- [Aim of the task]
Pictures stay out. Extract the lines below from the first one through the line with "const yMax = 1234;", both included.

- [Recorded data]
****************

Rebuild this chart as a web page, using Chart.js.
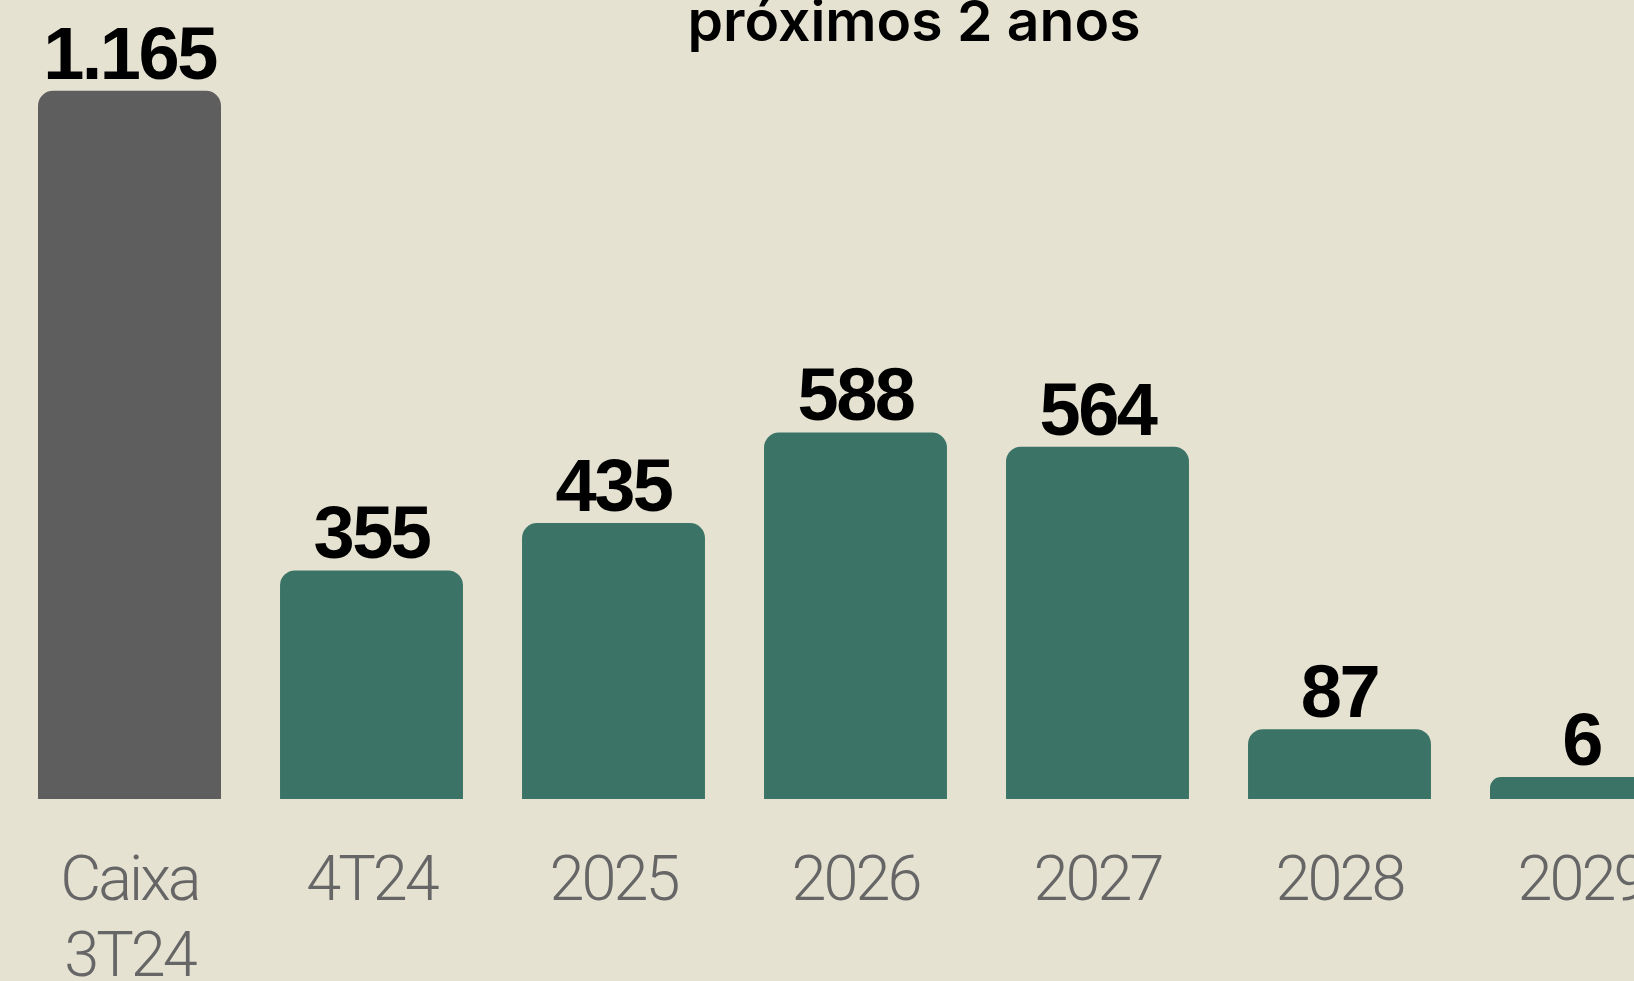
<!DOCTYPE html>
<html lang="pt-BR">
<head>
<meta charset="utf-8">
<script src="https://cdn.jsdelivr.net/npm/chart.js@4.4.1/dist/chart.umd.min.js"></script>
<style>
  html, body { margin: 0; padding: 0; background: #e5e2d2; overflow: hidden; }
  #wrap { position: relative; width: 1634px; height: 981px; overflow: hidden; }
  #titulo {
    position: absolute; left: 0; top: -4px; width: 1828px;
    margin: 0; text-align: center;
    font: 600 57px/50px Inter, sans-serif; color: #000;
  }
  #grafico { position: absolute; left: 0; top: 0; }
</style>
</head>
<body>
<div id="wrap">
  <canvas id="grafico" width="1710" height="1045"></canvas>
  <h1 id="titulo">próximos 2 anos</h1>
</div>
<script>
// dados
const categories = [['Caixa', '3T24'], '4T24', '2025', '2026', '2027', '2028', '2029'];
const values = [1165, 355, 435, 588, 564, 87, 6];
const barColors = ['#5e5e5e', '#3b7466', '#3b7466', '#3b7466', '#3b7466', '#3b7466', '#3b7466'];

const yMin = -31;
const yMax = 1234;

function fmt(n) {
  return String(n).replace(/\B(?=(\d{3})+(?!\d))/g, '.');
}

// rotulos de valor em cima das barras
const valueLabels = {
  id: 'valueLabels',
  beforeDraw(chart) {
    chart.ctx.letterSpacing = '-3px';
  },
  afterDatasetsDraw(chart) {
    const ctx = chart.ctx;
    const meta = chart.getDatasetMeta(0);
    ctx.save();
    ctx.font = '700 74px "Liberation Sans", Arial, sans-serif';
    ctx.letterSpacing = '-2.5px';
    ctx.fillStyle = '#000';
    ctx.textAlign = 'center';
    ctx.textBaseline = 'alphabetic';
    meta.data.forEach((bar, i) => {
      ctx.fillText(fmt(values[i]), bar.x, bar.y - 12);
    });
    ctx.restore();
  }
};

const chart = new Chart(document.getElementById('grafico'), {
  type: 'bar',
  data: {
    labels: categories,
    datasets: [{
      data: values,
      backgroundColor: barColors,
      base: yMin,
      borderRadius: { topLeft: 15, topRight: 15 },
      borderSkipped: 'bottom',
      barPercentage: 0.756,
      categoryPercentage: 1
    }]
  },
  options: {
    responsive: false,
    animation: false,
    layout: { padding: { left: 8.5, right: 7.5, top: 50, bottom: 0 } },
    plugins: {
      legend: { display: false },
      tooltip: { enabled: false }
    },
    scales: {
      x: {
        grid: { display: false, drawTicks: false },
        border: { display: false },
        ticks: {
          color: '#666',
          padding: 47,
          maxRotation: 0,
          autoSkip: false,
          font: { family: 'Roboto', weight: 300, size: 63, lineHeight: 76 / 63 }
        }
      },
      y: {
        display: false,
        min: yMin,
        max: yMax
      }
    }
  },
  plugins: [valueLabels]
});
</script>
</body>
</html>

****************

- [Final result]
Rebuild this chart as a web page, using Chart.js.
<!DOCTYPE html>
<html lang="pt-BR">
<head>
<meta charset="utf-8">
<script src="https://cdn.jsdelivr.net/npm/chart.js@4.4.1/dist/chart.umd.min.js"></script>
<style>
  html, body { margin: 0; padding: 0; background: #e5e2d2; overflow: hidden; }
  #wrap { position: relative; width: 1634px; height: 981px; overflow: hidden; }
  #titulo {
    position: absolute; left: 0; top: -4px; width: 1828px;
    margin: 0; text-align: center;
    font: 600 57px/50px Inter, sans-serif; color: #000;
  }
  #grafico { position: absolute; left: 0; top: 0; }
</style>
</head>
<body>
<div id="wrap">
  <canvas id="grafico" width="1710" height="1045"></canvas>
  <h1 id="titulo">próximos 2 anos</h1>
</div>
<script>
// dados
const categories = [['Caixa', '3T24'], '4T24', '2025', '2026', '2027', '2028', '2029'];
const values = [1165, 355, 435, 588, 564, 87, 6];
const barColors = ['#5e5e5e', '#3b7466', '#3b7466', '#3b7466', '#3b7466', '#3b7466', '#3b7466'];

const yMin = -31;
const yMax = 1234;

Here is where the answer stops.